Rund drei Viertel der Deutschen schätzen den durchschnittlichen Bildungsstand der Flüchtlinge laut einer aktuellen Studie als sehr oder eher niedrig ein. Dementsprechend bezweifelt die Mehrheit, dass die Flüchtlinge dabei helfen, den Fachkräftemangel der deutschen Wirtschaft zu verringern, wie aus dem Bildungsbarometer des Münchner ifo-Instituts hervorgeht.

Dabei unterscheidet sich die Einstufung des Bildungsniveaus der Flüchtlinge je nach eigenem Bildungsstand. Während Befragte mit Abitur optimistischer sind, ist die Einschätzung bei Befragten mit Hauptschulabschluss besonders negativ. Hier sind 82 Prozent der Meinung, dass das Bildungsniveau der Flüchtlinge eher oder sehr niedrig ist.

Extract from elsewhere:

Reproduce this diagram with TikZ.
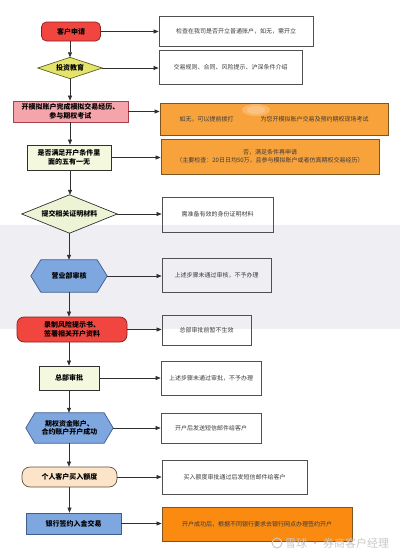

Große Mehrheit für Sprachkurse

Drei Viertel sind für staatlich finanzierte verpflichtende Sprachkurse. 58 Prozent sind für eine Ausweitung der Schulpflicht bis zum 21. Lebensjahr für alle jungen Erwachsenen, auch Flüchtlinge, die keinen Abschluss oder Arbeitsplatz haben. 26 Prozent sind dagegen. Die staatlichen Bildungsausgaben pro Flüchtling sollten nach Ansicht der Hälfte der Befragten aber eher unverändert bleiben.

Ein zweijähriges Bleiberecht nach Abschluss einer Ausbildung befürwortet jeder Zweite, mehr als jeder Dritte ist dagegen. Gespalten sind die Bürger bei den Fragen einer staatlichen Übernahme von Ausbildungskosten der Betriebe: 45 Prozent sind dafür, 41 Prozent dagegen. Die meisten sind für eine möglichst gleichmäßige regionale Verteilung von Flüchtlingskindern auf die Schulen. Für eine schnelle Integration von Flüchtlingskindern im Grundschulalter in existierende Schulklassen sind 72 Prozent - unter den Lehrern sind es sogar 83 Prozent.

Zusätzliche Mittel

Um Flüchtlingskinder besser zu fördern, befürwortet die große Mehrheit der Befragten eine möglichst gleichmäßige regionale Verteilung auf die Schulen. 61 Prozent sind zudem der Meinung, dass zusätzliche Bundesmittel für Sozialarbeiter, Sprachlehrer und Psychologen an Schulen bereitgestellt werden sollten und knapp 56 Prozent sprechen sich für eine steuerlich finanzierte Kindergartenpflicht für Flüchtlingskinder ab drei Jahren aus.

Für die Erhebung wurden von April bis Anfang Juni diesen Jahres rund 4000 repräsentativ ausgewählte Personen ab 18 Jahren befragt.

Unklarheit über Bildungsniveau

Die Bewertung des Bildungsstands der nach Deutschland gekommenen Flüchtlinge ist komplex. Ende 2015 veröffentlichte das UN-Flüchtlingshilfswerks UNHCR eine Studie mit der Aussage, ein Großteil der syrischen Flüchtlinge sei hoch qualifiziert. Zuvor hatte eine Vergleichsstudie der OECD konstatiert, dass das Bildungsniveau in Syrien dem deutschen deutlich hinterherhinke. Weitere Erhebungen zeigen starke Bildungsunterschiede zwischen Flüchtlingen verschiedener Herkunft.

Nach Einschätzung des Bundesamtes für Migration und Flüchtlinge wird sich die Integration der Flüchtlinge in den Arbeitsmarkt schwierig gestalten. "Es wird lange dauern und viel kosten", sagte BAMF-Chef Weise Anfang August. Rund 70 Prozent seien zwar erwerbsfähig. Dennoch werde ein Großteil von ihnen zunächst in die Grundsicherung fallen, bevor sie in Arbeit gebracht würden. Etwa zehn Prozent der Flüchtlinge seien Akademiker. Rund 40 Prozent hätten keine Berufsausbildung, aber praktische Arbeitserfahrung.